Goal of the exercise:
Everything in the listing except the pictures should be written out exactly.

■ ■ ■ ■

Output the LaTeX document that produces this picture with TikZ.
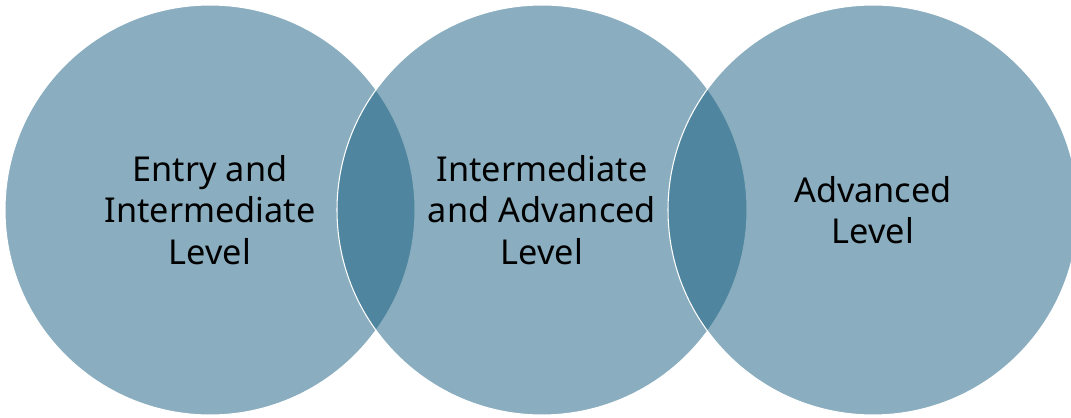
\documentclass[tikz,border=0pt]{standalone}
\usepackage{fontspec}
\setmainfont{Noto Sans}
\usepackage{xcolor}
\definecolor{levelblue}{RGB}{21,93,127}

\begin{document}
\begin{tikzpicture}[
        level/.style={circle, minimum size=8.2cm, inner sep=0pt,
            fill=levelblue, fill opacity=0.5, text opacity=1,
            draw=white, line width=0.6pt, align=center,
            font=\fontsize{19.5}{23.6}\selectfont}]
        % page size
        \useasboundingbox (0cm,0cm) rectangle (21.42cm,8.34cm);
        \clip (0cm,0cm) rectangle (21.42cm,8.34cm);

        %entry and intermediate
        \node[level] (entry) at (4.2cm,4.14cm) {Entry and\\Intermediate\\Level};

        %intermediate and advanced
        \node[level] (inter) at (10.84cm,4.14cm) {Intermediate\\and Advanced\\Level};

        %advanced
        \node[level] (adv) at (17.46cm,4.14cm) {Advanced\\Level};
    \end{tikzpicture}
\end{document}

■ ■ ■ ■

Task solution:
Output the LaTeX document that produces this picture with TikZ.
\documentclass[tikz,border=0pt]{standalone}
\usepackage{fontspec}
\setmainfont{Noto Sans}
\usepackage{xcolor}
\definecolor{levelblue}{RGB}{21,93,127}

\begin{document}
\begin{tikzpicture}[
        level/.style={circle, minimum size=8.2cm, inner sep=0pt,
            fill=levelblue, fill opacity=0.5, text opacity=1,
            draw=white, line width=0.6pt, align=center,
            font=\fontsize{19.5}{23.6}\selectfont}]
        % page size
        \useasboundingbox (0cm,0cm) rectangle (21.42cm,8.34cm);
        \clip (0cm,0cm) rectangle (21.42cm,8.34cm);

        %entry and intermediate
        \node[level] (entry) at (4.2cm,4.14cm) {Entry and\\Intermediate\\Level};

        %intermediate and advanced
        \node[level] (inter) at (10.84cm,4.14cm) {Intermediate\\and Advanced\\Level};

        %advanced
        \node[level] (adv) at (17.46cm,4.14cm) {Advanced\\Level};
    \end{tikzpicture}
\end{document}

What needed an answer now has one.